The winter solstice marks the shortest day of the year and I am basking in its full, cosy glory. I was lucky enough to spend this cold, rainy day at home in a hand-knitted jumper (thanks Granny!), drinking cups of chai tea from a big pot on the stove. I had to stay at home, you see, because I had something crucial to attend to; I spent the day baking Christmas cookies to bag up and give to my friends. Batch-cookie baking can be repetitive but with some vintage Christmas tunes in the background and a friend to quietly chit chat with, this undertaking has bestowed a glowing, festive sense of joy within me.
I also, finally, had the pleasure of cracking open the jars of my homemade mince pie filling that has been quietly steeping since November. I was apprehensive about the final result but I am so enthused by the texture and flavour of my filling. The key scents are there; spices, fruits, citrus and the deep, treacly notes of alcohol-soused brown sugar. But the slivered almonds and dried cherries create texture and the cherry liquor hints at marzipan tones just as I had hoped.
Making the pies put a soft smile on my face as made the pastry and spooned the mixture into the awaiting cases (my favourite childhood task). I made a simple, unsweetened shortcrust pastry and baked the pies in a well-greased muffin tin to ensure deep edges. I can’t abide a shallow pie. I cannot emphasise enough the need to make shortcrust pastry by hand; I’m an avid believer that the very act of rubbing the cold butter cubes into the flour with your warm fingertips is the key to creating melt-in-the-mouth pastry. The fats from the butter coat the gluten in the flour and reduce its effect, making the pastry flaky and light rather than doughy. Work it very lightly, you must resist the urge to knead the pastry.

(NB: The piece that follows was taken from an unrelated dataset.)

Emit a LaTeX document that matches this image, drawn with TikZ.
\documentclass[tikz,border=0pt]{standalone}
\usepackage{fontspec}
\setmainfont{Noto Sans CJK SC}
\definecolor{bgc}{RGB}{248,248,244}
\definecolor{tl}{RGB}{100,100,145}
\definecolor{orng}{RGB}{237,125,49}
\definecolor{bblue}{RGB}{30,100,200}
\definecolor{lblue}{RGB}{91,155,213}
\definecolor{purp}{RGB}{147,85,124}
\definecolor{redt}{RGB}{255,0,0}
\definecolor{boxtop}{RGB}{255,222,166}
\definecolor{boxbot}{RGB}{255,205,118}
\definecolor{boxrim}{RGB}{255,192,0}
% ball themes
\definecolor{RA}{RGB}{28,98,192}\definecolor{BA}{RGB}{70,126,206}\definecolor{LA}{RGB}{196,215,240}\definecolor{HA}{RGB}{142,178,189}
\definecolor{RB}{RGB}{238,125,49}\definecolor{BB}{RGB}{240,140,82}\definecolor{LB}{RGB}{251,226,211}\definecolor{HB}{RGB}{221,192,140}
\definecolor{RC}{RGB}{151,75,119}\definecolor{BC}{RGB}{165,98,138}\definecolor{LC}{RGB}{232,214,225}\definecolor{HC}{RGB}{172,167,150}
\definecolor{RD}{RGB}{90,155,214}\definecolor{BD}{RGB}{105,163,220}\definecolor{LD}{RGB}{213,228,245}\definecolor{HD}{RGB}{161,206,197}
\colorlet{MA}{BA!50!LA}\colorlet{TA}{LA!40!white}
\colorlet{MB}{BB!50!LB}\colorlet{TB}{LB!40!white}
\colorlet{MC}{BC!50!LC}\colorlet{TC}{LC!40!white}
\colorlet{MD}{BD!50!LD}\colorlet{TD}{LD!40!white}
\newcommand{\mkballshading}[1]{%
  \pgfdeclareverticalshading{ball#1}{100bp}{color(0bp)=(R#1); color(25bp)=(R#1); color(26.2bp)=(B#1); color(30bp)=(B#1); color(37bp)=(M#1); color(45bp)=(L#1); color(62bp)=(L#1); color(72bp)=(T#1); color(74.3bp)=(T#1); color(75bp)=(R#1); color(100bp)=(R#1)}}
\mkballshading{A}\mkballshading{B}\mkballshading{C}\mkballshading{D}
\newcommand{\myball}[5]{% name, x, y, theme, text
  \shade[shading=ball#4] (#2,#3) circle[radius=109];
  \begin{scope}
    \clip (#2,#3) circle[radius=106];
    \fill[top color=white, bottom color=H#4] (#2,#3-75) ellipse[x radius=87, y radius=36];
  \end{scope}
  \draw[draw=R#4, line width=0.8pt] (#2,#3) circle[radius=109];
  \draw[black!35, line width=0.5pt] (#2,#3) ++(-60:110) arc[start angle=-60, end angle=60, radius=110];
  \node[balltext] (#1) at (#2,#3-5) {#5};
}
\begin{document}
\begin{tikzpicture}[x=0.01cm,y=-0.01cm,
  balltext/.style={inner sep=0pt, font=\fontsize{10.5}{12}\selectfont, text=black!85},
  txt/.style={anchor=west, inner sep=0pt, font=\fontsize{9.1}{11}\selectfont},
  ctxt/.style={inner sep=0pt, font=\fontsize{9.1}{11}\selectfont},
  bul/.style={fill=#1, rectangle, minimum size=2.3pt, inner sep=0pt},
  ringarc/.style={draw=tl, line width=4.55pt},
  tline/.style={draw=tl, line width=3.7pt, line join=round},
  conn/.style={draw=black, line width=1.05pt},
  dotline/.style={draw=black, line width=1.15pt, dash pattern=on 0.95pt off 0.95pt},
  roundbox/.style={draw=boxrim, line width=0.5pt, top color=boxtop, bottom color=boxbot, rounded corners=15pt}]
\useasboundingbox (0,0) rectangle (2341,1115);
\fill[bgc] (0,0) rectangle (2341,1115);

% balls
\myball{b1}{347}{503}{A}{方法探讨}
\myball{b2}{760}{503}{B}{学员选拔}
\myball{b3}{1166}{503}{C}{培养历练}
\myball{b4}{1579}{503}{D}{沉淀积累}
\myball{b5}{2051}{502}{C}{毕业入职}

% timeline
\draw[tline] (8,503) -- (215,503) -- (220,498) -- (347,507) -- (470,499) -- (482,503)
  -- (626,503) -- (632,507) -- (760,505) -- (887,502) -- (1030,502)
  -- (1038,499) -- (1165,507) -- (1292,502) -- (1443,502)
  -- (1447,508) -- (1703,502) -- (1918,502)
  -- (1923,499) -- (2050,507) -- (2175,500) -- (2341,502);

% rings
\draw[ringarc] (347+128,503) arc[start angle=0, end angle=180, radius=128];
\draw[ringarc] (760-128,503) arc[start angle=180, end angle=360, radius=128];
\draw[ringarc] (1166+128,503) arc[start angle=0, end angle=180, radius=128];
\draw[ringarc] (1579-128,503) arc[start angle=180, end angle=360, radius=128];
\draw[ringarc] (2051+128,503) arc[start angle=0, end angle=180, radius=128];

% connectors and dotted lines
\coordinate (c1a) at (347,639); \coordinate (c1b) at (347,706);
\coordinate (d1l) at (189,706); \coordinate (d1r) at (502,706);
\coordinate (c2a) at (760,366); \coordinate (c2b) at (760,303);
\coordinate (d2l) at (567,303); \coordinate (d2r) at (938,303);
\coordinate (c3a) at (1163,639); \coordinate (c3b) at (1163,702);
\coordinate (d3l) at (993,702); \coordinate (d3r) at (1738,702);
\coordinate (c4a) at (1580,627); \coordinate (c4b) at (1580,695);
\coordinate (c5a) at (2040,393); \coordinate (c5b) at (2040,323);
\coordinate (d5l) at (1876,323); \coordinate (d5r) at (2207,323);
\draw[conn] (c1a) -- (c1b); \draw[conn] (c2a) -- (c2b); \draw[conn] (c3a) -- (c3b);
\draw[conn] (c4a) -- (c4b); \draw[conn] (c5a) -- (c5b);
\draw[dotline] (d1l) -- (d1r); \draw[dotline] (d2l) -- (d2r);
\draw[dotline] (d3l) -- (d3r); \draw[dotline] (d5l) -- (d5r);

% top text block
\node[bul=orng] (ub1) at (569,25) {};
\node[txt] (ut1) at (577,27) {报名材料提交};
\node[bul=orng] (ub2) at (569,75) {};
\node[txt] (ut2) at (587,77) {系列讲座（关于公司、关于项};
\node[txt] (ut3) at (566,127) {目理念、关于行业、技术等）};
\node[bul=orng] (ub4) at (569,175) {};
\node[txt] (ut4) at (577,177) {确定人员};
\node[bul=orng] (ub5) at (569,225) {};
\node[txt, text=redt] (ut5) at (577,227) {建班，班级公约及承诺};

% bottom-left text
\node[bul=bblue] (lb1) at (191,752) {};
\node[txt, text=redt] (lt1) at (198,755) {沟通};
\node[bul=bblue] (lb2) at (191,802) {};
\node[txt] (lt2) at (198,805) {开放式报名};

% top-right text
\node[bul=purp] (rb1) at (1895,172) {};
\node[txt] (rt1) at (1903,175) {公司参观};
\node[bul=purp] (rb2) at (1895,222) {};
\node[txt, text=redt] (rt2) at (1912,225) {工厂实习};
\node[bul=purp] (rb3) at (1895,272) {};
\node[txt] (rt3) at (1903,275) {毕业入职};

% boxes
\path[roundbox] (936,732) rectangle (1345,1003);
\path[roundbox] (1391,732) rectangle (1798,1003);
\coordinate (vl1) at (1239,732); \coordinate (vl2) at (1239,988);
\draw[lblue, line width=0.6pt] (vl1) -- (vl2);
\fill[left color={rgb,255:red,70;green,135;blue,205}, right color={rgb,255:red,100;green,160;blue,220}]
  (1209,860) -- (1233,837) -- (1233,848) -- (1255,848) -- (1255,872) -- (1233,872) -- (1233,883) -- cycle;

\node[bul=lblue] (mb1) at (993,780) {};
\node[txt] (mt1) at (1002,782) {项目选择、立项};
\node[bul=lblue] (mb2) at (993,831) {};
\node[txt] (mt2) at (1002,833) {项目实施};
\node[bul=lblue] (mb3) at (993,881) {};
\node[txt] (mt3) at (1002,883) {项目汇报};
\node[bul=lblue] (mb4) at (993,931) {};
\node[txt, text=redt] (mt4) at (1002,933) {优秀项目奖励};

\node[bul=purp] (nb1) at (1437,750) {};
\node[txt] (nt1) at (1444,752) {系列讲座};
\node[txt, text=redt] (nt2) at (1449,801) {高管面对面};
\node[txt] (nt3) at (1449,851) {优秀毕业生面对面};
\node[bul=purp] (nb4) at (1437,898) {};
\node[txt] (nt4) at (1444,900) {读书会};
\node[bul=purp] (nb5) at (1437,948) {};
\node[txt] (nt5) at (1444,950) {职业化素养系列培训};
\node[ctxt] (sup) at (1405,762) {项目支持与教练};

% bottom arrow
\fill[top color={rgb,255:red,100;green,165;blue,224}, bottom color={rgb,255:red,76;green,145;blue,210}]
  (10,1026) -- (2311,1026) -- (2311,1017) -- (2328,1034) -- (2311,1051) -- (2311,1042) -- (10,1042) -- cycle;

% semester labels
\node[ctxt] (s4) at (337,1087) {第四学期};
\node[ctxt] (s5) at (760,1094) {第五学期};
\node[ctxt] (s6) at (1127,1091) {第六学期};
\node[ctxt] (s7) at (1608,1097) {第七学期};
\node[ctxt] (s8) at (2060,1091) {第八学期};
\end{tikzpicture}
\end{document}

They came sizzling from the oven and, after 30 minutes or so, were cool enough to be piled onto a plate and dusted with snowy icing sugar. These are the deep-filled, fruity, flaky mince pies of my dreams. My Grandmother will be proud!
Sentient Baker Mince Pies
1 x jar of Sentient Baker homemade Mince Pie Filling (1/2 the amount made in the recipe)
230g plain flour
100g butter (cold and cubed)
2-3 tablespoons water
- Preheat oven to 180°C/ 160°C Fan/ 350°F/Gas Mark 4 and grease a 12-cup muffin tin with a little butter.

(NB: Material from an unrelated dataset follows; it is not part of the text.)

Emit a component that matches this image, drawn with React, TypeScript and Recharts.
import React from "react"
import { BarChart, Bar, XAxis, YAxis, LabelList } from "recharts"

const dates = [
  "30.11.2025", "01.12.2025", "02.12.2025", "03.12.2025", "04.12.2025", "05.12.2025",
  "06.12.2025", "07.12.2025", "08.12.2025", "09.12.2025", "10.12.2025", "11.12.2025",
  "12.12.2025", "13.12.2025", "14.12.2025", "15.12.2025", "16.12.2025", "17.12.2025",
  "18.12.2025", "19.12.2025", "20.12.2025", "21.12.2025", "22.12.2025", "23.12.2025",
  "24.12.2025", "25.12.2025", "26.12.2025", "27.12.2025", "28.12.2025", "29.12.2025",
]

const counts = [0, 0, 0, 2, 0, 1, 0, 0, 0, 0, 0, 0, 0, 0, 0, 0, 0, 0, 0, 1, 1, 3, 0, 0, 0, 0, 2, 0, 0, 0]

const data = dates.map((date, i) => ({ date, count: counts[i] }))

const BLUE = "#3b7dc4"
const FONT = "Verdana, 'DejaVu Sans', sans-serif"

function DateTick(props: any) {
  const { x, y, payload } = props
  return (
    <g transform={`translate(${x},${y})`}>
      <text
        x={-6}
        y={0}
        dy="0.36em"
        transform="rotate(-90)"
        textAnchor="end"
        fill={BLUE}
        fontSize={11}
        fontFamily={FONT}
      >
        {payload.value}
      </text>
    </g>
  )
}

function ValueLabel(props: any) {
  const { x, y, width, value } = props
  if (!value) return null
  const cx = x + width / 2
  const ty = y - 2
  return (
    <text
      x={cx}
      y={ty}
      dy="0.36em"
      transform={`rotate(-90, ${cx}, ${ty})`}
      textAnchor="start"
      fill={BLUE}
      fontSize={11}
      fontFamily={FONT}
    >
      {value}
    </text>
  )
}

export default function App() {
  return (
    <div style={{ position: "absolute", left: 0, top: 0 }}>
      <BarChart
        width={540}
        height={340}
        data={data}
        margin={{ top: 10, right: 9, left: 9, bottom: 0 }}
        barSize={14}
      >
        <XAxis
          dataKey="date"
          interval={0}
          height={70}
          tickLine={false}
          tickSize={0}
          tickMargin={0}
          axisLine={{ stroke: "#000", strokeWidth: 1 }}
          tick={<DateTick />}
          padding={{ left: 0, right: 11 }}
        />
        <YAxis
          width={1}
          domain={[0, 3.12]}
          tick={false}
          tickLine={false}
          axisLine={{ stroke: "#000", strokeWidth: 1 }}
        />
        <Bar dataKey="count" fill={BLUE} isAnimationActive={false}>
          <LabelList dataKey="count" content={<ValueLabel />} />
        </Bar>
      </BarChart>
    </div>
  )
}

- Add the butter to the flour and rub in with your fingertips until the mixture resembles bread crumbs.
- Add enough water to form a crumbly dough. Don’t over work it at this point, just ensure it comes together enough to form a rough ball of dough that you can roll out.
- Place the dough onto a well-floured surface and roll it out to 0.5cm thick. Use more flour as needed to prevent it sticking.
- Use a large, fluted round cutter to cut out discs from the dough. Leave enough dough to cut out lids.
- Tuck the dough discs into the muffin tray.
- Add a heaped teaspoonful of the mince pie filling to each case.
- Use a smaller fluted, round cutter or a star cookies cutter to make lids.
- Press the lids lightly on top of each pie.
- Bake for 15-20 minutes until the dough is dry to touch and doesn’t feel ‘doughy’ when lightly pressed. This dough won’t colour much so will look pale even when cooked.
- Allow to cool in the tin for five minutes before removing to a cooling rack.
- Once completely cool dust with icing sugar and serve. They should keep for a 3-5 days in a cake tin.